*INPUT FOR THIS TASK*
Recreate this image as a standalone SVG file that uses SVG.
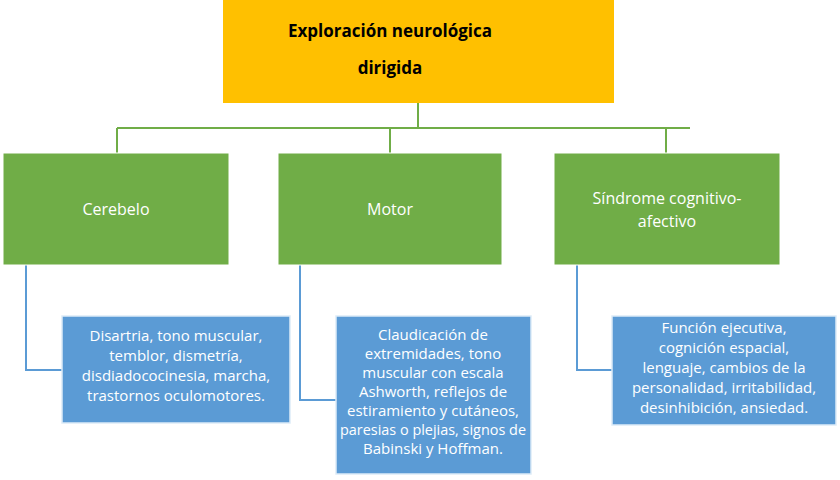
<svg xmlns="http://www.w3.org/2000/svg" width="840" height="480" viewBox="0 0 840 480">
<style>
.g{fill:#70AD47;stroke:#fff;stroke-width:1}
.b{fill:#5B9BD5;stroke:#DDEBF7;stroke-width:1.5}
.t{font-family:"Open Sans","Liberation Sans",sans-serif;font-size:15px;fill:#fff;text-anchor:middle}
.tb{font-family:"Open Sans","Liberation Sans",sans-serif;font-size:17px;font-weight:bold;fill:#000;text-anchor:middle}
.cg{stroke:#70AD47;stroke-width:2;fill:none}
.cb{stroke:#5B9BD5;stroke-width:2;fill:none}
</style>
<rect width="840" height="480" fill="#fff"/>
<g id="connectors">
<path class="cg" d="M418 103V128M117 128H690M117 128V153M390 128V153M666 128V153"/>
<path class="cb" d="M26 265V370H62M300 265V400H336M577 265V370H612"/>
</g>
<g id="root"><rect x="223" y="0" width="391" height="103" fill="#FFC000"/>
<text class="tb" x="390" y="37">Exploración  neurológica</text><text class="tb" x="390" y="74">dirigida</text></g>
<g id="cerebelo"><rect class="g" x="3" y="153" width="226" height="112"/><text class="t" x="116" y="215" style="font-size:16px">Cerebelo</text></g>
<g id="motor"><rect class="g" x="278" y="153" width="224" height="112"/><text class="t" x="390" y="215" style="font-size:16px">Motor</text></g>
<g id="sindrome"><rect class="g" x="554" y="153" width="226" height="112"/><text class="t" x="667" y="204" style="font-size:16px">Síndrome cognitivo-</text><text class="t" x="667" y="227" style="font-size:16px">afectivo</text></g>
<g id="d1"><rect class="b" x="62" y="316" width="228" height="107"/>
<text class="t" x="176" y="341">Disartria, tono muscular,</text><text class="t" x="176" y="361">temblor, dismetría,</text><text class="t" x="176" y="381">disdiadococinesia, marcha,</text><text class="t" x="176" y="401">trastornos oculomotores.</text></g>
<g id="d2"><rect class="b" x="336" y="316" width="195" height="158"/>
<text class="t" x="433" y="340">Claudicación de</text><text class="t" x="433" y="359">extremidades, tono</text><text class="t" x="433" y="378">muscular con escala</text><text class="t" x="433" y="397">Ashworth, reflejos de</text><text class="t" x="433" y="416">estiramiento y cutáneos,</text><text class="t" x="433" y="435" textLength="186" lengthAdjust="spacingAndGlyphs">paresias o plejias, signos de</text><text class="t" x="433" y="454">Babinski y Hoffman.</text></g>
<g id="d3"><rect class="b" x="612" y="316" width="224" height="109"/>
<text class="t" x="724" y="333">Función ejecutiva,</text><text class="t" x="724" y="353">cognición espacial,</text><text class="t" x="724" y="373">lenguaje, cambios de la</text><text class="t" x="724" y="393">personalidad, irritabilidad,</text><text class="t" x="724" y="413">desinhibición, ansiedad.</text></g>
</svg>
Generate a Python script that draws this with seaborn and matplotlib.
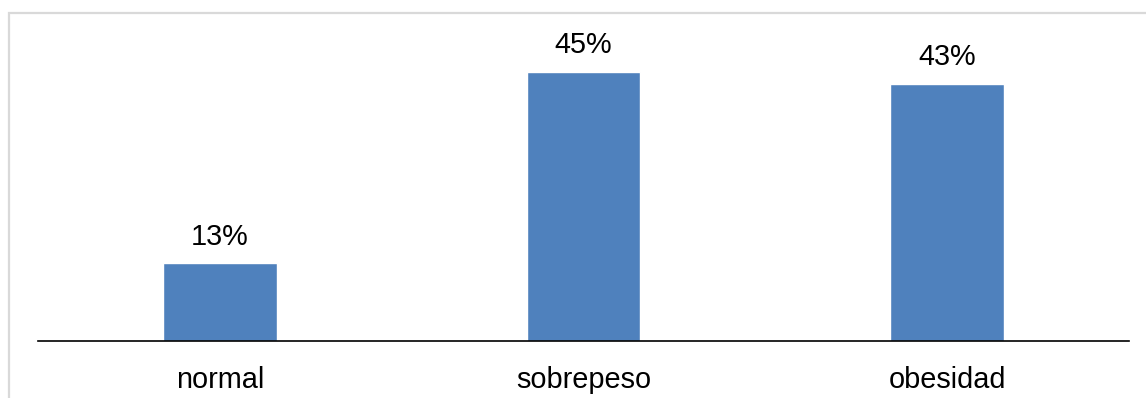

*TO BE DONE*
The word "that" may appear on some lines of these records; state how many such lines there are, and nothing else.

*ANSWER TO THE EXERCISE*
2